The bill expands and standardizes fertility-related coverage for federal employees—reducing out-of-pocket costs and clarifying benefits—while increasing costs for taxpayers/premiums and creating short-term administrative burdens and potential ethical disputes.
Federal employees will gain explicit FEHB coverage for fertility services (including IVF, gamete preservation, and genetic embryo testing), increasing access to medical fertility care.
People who need to preserve gametes or embryos (for medical treatment or delayed childbearing) will face lower out-of-pocket costs because preservation services are covered under FEHB plans.
Federal Employees Health Benefits will have clearer, more consistent benefit design because OPM is authorized to coordinate with HHS, reducing uncertainty about what fertility services are covered across plans.
Taxpayers and/or federal employees may face higher FEHB premiums or increased federal health spending to pay for the expanded fertility benefits.
Employers and FEHB plan administrators will incur short-term administrative costs and complexity to update plan rules, provider networks, and claims systems to implement the new fertility benefits.
Some enrollees may have ethical, legal, or privacy concerns about coverage for services like embryo genetic testing and gamete donation, potentially prompting disputes over coverage limits or eligibility.
Based on analysis of 2 sections of legislative text.
Requires FEHB plans to cover fertility treatment benefits (e.g., gamete preservation, artificial insemination, IVF, embryo testing, fertility drugs, gamete donation) with OPM/HHS guidance.
Introduced February 27, 2025 by Tammy Duckworth · Last progress February 27, 2025
Adds fertility treatment benefits to the Federal Employees Health Benefits (FEHB) program’s list of covered health benefits.
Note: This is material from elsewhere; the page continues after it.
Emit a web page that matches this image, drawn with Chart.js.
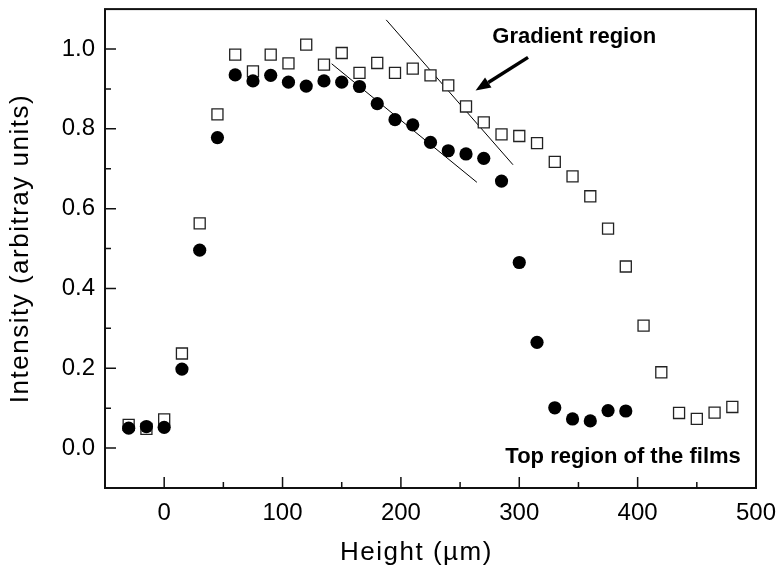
<!DOCTYPE html>
<html>
<head>
<meta charset="utf-8">
<title>Intensity vs height</title>
<script src="https://cdn.jsdelivr.net/npm/chart.js@4/dist/chart.umd.min.js"></script>
<style>
  html, body { margin: 0; padding: 0; background: #fff; }
</style>
</head>
<body>
<canvas id="chart" width="779" height="572"></canvas>
<script>
// film data, height in um
const heightsA = [-30, -15, 0, 15, 30, 45, 60, 75, 90, 105, 120, 135, 150, 165, 180, 195, 210, 225, 240, 255, 270, 285, 300, 315, 330, 345, 360, 375, 390];
const intensityA = [0.050, 0.054, 0.052, 0.198, 0.496, 0.778, 0.935, 0.920, 0.934, 0.917, 0.907, 0.920, 0.917, 0.906, 0.863, 0.823, 0.810, 0.766, 0.745, 0.737, 0.726, 0.669, 0.465, 0.265, 0.101, 0.073, 0.068, 0.094, 0.093];

const heightsB = [-30, -15, 0, 15, 30, 45, 60, 75, 90, 105, 120, 135, 150, 165, 180, 195, 210, 225, 240, 255, 270, 285, 300, 315, 330, 345, 360, 375, 390, 405, 420, 435, 450, 465, 480];
const intensityB = [0.058, 0.048, 0.072, 0.237, 0.563, 0.836, 0.986, 0.944, 0.986, 0.964, 1.011, 0.961, 0.990, 0.940, 0.965, 0.940, 0.951, 0.934, 0.909, 0.856, 0.816, 0.786, 0.782, 0.764, 0.717, 0.681, 0.631, 0.550, 0.455, 0.307, 0.190, 0.088, 0.073, 0.089, 0.103];

// guide lines of the gradient region
const upperLineX = [187.6, 294.7];
const upperLineY = [1.073, 0.710];
const lowerLineX = [141.5, 264.2];
const lowerLineY = [0.963, 0.666];
const arrowX = [307.4, 263.1];
const arrowY = [0.979, 0.896];

const xTicks = [0, 100, 200, 300, 400, 500];
const xMinorTicks = [50, 150, 250, 350, 450];
const yTicks = [0.0, 0.2, 0.4, 0.6, 0.8, 1.0];
const yMinorTicks = [0.1, 0.3, 0.5, 0.7, 0.9];

const FONT = "'Liberation Sans', Arial, Helvetica, sans-serif";

function toPoints(xs, ys) {
  return xs.map((x, i) => ({ x: x, y: ys[i] }));
}

const frame = {
  id: "frame",
  afterDraw(chart) {
    const c = chart.ctx;
    const a = chart.chartArea;
    const xs = chart.scales.x;
    const ys = chart.scales.y;
    c.save();
    c.strokeStyle = "#111";
    c.lineWidth = 2;
    c.strokeRect(a.left, a.top, a.right - a.left, a.bottom - a.top);

    // inward ticks
    c.lineWidth = 1.5;
    c.beginPath();
    xTicks.forEach(v => { const p = xs.getPixelForValue(v); c.moveTo(p, a.bottom); c.lineTo(p, a.bottom - 11); });
    xMinorTicks.forEach(v => { const p = xs.getPixelForValue(v); c.moveTo(p, a.bottom); c.lineTo(p, a.bottom - 6); });
    yTicks.forEach(v => { const p = ys.getPixelForValue(v); c.moveTo(a.left, p); c.lineTo(a.left + 11, p); });
    yMinorTicks.forEach(v => { const p = ys.getPixelForValue(v); c.moveTo(a.left, p); c.lineTo(a.left + 6, p); });
    c.stroke();

    // arrow
    const x0 = xs.getPixelForValue(arrowX[0]), y0 = ys.getPixelForValue(arrowY[0]);
    const x1 = xs.getPixelForValue(arrowX[1]), y1 = ys.getPixelForValue(arrowY[1]);
    const ang = Math.atan2(y1 - y0, x1 - x0);
    const headLen = 15, headW = 6;
    const bx = x1 - headLen * Math.cos(ang), by = y1 - headLen * Math.sin(ang);
    c.strokeStyle = "#000";
    c.lineWidth = 3.5;
    c.beginPath();
    c.moveTo(x0, y0);
    c.lineTo(bx, by);
    c.stroke();
    c.fillStyle = "#000";
    c.beginPath();
    c.moveTo(x1, y1);
    c.lineTo(bx + headW * Math.sin(ang), by - headW * Math.cos(ang));
    c.lineTo(bx - headW * Math.sin(ang), by + headW * Math.cos(ang));
    c.closePath();
    c.fill();

    // annotations
    c.fillStyle = "#000";
    c.textAlign = "center";
    c.textBaseline = "alphabetic";
    c.font = "bold 22px " + FONT;
    c.fillText("Gradient region", xs.getPixelForValue(346.4), 43);
    c.fillText("Top region of the films", xs.getPixelForValue(387.7), 463);

    // axis titles, a bit wider spaced than the tick labels
    c.font = "26px " + FONT;
    c.letterSpacing = "1.5px";
    c.fillText("Height (\u00b5m)", (a.left + a.right) / 2 - 14, 560);
    c.translate(20.5, (a.top + a.bottom) / 2);
    c.rotate(-Math.PI / 2);
    c.textBaseline = "middle";
    c.fillText("Intensity (arbitray units)", 0, 0);
    c.restore();
  }
};

new Chart(document.getElementById("chart"), {
  type: "scatter",
  data: {
    datasets: [
      {
        label: "film A",
        data: toPoints(heightsA, intensityA),
        pointStyle: "circle",
        pointRadius: 6.6,
        backgroundColor: "#000",
        borderColor: "#000",
        borderWidth: 0
      },
      {
        label: "film B",
        data: toPoints(heightsB, intensityB),
        pointStyle: "rect",
        pointRadius: 7.8,
        backgroundColor: "#fff",
        borderColor: "#222",
        borderWidth: 1.3
      },
      {
        label: "upper",
        data: toPoints(upperLineX, upperLineY),
        showLine: true,
        pointRadius: 0,
        borderColor: "#000",
        borderWidth: 1
      },
      {
        label: "lower",
        data: toPoints(lowerLineX, lowerLineY),
        showLine: true,
        pointRadius: 0,
        borderColor: "#000",
        borderWidth: 1
      }
    ]
  },
  options: {
    responsive: false,
    animation: false,
    events: [],
    layout: { padding: { top: 6, right: 23, left: 0, bottom: 0 } },
    plugins: {
      legend: { display: false },
      tooltip: { enabled: false }
    },
    scales: {
      x: {
        type: "linear",
        min: -50,
        max: 500,
        afterBuildTicks: s => { s.ticks = xTicks.map(v => ({ value: v })); },
        afterFit: s => { s.height = 84; s.paddingLeft = 0; s.paddingRight = 0; },
        grid: { display: false, drawTicks: false },
        border: { display: false },
        ticks: {
          padding: 11,
          maxRotation: 0,
          color: "#000",
          font: { family: FONT, size: 24 },
          callback: v => String(v)
        }
      },
      y: {
        type: "linear",
        min: -0.1,
        max: 1.1,
        afterBuildTicks: s => { s.ticks = yTicks.map(v => ({ value: v })); },
        afterFit: s => { s.width = 105; s.paddingTop = 0; s.paddingBottom = 0; },
        grid: { display: false, drawTicks: false },
        border: { display: false },
        ticks: {
          padding: 10,
          color: "#000",
          font: { family: FONT, size: 24 },
          callback: v => v.toFixed(1)
        }
      }
    }
  },
  plugins: [frame]
});
</script>
</body>
</html>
The law defines covered fertility services—such as gamete preservation, artificial insemination, assisted reproductive technologies (including IVF), embryo genetic testing, fertility medications, and gamete donation—and directs the Office of Personnel Management (OPM), working with HHS, to determine other appropriate fertility-related services. The change becomes effective one year after enactment.